WHAT THE TASK REQUIRES -> What lines of the data include the string "chart"? Copy them all.

DATA BLOCK ->
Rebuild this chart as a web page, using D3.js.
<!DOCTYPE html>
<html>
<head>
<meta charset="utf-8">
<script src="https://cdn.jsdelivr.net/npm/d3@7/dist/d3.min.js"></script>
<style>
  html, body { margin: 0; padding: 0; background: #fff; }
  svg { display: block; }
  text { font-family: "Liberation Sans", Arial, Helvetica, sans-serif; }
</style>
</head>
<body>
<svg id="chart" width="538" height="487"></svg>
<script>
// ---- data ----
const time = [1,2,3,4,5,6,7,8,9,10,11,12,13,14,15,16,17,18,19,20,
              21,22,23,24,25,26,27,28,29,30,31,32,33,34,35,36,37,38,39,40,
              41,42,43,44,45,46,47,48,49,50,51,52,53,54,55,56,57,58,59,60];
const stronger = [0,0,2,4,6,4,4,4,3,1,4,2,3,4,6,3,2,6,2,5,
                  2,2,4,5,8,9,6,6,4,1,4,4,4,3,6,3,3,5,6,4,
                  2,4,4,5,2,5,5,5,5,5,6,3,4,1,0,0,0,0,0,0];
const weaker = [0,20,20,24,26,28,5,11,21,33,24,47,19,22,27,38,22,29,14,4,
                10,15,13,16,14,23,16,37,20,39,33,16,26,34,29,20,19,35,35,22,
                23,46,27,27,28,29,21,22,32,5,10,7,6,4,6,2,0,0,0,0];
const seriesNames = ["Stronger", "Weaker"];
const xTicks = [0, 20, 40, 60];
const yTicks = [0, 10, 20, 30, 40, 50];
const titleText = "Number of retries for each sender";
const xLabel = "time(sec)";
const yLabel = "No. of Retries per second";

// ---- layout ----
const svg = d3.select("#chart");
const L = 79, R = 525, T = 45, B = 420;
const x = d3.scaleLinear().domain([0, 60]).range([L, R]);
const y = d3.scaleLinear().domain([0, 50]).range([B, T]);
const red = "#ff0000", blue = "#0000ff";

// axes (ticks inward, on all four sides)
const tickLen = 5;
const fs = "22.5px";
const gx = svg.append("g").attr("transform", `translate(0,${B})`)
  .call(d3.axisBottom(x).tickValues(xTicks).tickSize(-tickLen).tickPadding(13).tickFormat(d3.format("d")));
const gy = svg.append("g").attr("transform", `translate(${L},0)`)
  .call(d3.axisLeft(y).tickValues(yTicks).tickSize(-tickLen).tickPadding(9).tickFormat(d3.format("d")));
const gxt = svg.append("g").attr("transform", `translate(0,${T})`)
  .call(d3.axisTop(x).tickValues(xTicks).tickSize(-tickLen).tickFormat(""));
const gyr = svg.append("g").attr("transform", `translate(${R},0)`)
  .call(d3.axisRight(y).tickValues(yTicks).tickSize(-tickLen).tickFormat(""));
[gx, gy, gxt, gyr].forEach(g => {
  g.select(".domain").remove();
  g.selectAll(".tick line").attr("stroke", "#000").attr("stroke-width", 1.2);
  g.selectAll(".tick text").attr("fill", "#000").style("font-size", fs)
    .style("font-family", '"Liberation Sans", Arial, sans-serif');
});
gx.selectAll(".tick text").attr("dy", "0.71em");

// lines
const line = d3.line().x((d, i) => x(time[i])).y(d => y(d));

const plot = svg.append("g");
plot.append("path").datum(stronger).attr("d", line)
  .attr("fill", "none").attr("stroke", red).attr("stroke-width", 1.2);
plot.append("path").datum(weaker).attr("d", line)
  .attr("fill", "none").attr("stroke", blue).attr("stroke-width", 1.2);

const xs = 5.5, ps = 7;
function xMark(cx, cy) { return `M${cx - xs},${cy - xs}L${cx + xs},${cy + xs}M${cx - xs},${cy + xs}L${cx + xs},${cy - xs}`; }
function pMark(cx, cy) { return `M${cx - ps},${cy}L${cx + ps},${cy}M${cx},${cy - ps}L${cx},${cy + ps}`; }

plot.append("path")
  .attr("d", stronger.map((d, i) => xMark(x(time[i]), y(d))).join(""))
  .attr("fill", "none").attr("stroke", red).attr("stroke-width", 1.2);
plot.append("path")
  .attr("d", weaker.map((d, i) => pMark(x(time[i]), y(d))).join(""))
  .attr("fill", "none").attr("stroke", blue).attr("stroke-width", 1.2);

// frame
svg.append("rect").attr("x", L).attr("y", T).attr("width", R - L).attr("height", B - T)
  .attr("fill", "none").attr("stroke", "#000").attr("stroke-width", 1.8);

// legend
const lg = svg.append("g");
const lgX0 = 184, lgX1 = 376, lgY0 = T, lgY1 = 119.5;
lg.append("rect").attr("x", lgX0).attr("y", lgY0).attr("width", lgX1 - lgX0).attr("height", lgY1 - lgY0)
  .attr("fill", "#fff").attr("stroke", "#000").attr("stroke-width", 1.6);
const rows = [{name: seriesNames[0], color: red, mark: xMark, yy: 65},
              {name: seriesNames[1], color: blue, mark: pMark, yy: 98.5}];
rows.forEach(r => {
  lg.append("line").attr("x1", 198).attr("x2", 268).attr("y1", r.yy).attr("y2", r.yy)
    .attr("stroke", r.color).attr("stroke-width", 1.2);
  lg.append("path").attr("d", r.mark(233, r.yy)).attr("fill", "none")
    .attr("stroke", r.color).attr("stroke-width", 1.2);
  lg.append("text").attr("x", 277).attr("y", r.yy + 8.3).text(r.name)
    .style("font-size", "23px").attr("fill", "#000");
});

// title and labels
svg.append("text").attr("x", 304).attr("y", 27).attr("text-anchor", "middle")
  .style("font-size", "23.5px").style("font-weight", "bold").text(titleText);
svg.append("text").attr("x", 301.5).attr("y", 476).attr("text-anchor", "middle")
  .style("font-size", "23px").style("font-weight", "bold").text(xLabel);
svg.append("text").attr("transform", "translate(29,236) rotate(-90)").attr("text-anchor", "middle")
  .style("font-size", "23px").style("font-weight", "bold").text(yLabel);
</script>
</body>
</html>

FULL RESPONSE ->
Rebuild this chart as a web page, using D3.js.
<svg id="chart" width="538" height="487"></svg>
const svg = d3.select("#chart");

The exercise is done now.